§ What you will do: Collect each line holding the string "this".

§ Task material:
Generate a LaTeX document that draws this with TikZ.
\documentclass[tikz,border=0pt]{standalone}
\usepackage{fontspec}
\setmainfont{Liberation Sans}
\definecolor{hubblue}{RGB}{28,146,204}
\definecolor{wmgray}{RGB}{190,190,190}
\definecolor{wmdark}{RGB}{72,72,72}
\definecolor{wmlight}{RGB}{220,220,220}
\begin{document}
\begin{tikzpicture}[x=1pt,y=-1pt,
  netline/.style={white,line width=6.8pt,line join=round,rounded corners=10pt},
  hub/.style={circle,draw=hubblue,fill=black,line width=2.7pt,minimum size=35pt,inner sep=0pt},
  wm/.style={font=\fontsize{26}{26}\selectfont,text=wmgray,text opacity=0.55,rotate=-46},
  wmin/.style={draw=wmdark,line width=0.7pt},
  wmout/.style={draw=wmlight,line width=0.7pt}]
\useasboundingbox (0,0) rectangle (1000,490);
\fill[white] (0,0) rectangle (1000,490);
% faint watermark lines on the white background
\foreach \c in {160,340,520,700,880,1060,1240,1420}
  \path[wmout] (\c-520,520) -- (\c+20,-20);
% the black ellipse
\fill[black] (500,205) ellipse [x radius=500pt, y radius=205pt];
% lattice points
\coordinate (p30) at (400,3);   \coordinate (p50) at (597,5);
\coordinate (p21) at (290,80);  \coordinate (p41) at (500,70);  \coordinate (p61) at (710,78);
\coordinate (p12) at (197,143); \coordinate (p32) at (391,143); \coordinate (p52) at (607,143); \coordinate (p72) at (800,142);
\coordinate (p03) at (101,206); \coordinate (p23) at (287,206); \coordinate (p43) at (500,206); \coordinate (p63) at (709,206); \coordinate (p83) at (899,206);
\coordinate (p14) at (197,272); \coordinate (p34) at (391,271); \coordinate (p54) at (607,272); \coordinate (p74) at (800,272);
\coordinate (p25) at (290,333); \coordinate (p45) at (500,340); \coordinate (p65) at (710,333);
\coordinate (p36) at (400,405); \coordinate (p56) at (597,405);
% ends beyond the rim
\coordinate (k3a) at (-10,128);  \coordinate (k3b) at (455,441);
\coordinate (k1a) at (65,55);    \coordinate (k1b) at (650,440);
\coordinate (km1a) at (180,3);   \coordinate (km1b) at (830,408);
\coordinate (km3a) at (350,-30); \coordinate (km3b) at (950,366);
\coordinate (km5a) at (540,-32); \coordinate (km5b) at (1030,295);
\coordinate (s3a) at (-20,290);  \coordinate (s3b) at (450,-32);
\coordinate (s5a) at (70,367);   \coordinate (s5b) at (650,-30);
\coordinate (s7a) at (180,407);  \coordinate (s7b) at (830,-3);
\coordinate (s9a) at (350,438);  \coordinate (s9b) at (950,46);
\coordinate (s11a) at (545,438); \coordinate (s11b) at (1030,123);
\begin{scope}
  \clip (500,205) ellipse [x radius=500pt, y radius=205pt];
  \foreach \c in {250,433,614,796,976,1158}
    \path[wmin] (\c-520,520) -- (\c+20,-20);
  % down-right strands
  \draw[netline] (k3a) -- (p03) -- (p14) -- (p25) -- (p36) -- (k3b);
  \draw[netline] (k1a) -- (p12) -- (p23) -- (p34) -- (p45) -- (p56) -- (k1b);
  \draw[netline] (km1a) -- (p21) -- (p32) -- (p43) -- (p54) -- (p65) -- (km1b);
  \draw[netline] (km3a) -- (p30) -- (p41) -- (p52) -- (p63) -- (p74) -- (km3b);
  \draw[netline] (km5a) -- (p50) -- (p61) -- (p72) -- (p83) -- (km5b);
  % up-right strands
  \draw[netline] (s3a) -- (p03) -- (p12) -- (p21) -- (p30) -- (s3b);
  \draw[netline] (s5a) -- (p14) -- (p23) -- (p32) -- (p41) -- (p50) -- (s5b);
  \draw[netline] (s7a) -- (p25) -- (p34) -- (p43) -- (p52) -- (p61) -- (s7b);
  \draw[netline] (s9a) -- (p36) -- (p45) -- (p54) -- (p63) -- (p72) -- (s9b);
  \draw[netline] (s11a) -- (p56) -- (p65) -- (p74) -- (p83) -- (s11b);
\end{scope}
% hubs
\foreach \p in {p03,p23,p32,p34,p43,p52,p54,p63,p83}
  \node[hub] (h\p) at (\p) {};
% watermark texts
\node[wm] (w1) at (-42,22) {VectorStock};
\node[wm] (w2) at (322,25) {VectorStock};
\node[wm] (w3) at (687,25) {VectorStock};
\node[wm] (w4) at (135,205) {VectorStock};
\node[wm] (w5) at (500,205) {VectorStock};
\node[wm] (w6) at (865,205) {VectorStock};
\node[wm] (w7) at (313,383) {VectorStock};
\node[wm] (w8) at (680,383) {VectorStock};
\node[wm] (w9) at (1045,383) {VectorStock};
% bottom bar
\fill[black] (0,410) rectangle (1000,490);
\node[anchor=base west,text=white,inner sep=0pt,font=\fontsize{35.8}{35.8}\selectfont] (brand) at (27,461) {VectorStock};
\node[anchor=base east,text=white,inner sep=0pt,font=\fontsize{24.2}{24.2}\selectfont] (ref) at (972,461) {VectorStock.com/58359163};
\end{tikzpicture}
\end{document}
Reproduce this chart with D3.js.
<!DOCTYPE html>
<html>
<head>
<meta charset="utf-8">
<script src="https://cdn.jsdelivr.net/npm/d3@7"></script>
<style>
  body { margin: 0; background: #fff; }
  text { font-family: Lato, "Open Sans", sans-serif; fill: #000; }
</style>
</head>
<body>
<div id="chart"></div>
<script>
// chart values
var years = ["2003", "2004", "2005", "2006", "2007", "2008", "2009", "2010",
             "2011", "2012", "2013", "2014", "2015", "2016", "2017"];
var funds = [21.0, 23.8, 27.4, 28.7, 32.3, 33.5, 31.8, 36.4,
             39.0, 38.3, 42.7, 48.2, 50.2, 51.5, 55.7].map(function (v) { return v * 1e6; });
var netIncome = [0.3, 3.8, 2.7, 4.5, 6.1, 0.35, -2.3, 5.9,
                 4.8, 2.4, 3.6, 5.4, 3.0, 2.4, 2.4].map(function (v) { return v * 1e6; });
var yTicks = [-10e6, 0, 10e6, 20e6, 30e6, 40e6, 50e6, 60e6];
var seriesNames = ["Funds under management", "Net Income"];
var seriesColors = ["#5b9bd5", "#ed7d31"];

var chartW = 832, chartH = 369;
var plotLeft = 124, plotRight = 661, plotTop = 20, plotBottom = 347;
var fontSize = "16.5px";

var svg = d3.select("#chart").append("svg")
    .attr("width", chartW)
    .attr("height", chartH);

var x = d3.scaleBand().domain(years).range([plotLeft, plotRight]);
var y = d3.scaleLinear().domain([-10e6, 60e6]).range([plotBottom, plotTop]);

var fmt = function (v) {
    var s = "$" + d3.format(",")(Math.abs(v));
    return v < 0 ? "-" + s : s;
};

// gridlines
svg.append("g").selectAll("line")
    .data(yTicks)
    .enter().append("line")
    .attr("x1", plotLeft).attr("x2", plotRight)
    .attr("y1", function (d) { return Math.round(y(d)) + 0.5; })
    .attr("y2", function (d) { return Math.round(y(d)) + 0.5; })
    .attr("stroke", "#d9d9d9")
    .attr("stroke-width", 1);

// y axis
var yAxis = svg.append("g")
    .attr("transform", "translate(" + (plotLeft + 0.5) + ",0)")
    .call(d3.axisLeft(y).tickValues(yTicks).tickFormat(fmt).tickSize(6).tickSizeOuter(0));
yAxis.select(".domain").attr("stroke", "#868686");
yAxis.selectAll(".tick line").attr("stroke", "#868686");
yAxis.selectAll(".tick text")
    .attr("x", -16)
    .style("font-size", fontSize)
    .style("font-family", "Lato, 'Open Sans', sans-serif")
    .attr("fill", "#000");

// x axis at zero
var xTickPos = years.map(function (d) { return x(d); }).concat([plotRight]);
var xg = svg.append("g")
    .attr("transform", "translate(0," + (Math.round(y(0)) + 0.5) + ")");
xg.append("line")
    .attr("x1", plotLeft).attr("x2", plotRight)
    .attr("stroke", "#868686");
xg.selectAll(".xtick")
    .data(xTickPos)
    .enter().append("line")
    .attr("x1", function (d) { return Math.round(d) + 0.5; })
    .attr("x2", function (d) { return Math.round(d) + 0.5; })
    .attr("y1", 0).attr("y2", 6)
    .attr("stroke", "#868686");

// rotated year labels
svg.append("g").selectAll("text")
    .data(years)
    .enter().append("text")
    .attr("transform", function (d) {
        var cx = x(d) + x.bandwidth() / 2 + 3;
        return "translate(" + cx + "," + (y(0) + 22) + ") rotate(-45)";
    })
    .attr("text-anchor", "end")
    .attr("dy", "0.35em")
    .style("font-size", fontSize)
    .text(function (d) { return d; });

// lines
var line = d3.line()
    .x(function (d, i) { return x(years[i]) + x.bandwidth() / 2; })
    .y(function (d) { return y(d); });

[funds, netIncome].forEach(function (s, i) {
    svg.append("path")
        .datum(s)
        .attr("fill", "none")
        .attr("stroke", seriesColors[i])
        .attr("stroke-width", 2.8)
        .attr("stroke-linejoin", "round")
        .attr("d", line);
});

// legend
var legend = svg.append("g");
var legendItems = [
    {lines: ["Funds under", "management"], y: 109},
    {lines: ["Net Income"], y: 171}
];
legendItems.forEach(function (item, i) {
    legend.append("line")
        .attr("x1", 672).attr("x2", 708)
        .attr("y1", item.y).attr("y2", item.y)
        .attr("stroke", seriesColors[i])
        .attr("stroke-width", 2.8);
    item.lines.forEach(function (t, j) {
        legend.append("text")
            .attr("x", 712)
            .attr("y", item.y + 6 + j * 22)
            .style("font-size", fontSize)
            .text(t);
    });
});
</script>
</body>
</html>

§ Correct result:
Generate a LaTeX document that draws this with TikZ.
Reproduce this chart with D3.js.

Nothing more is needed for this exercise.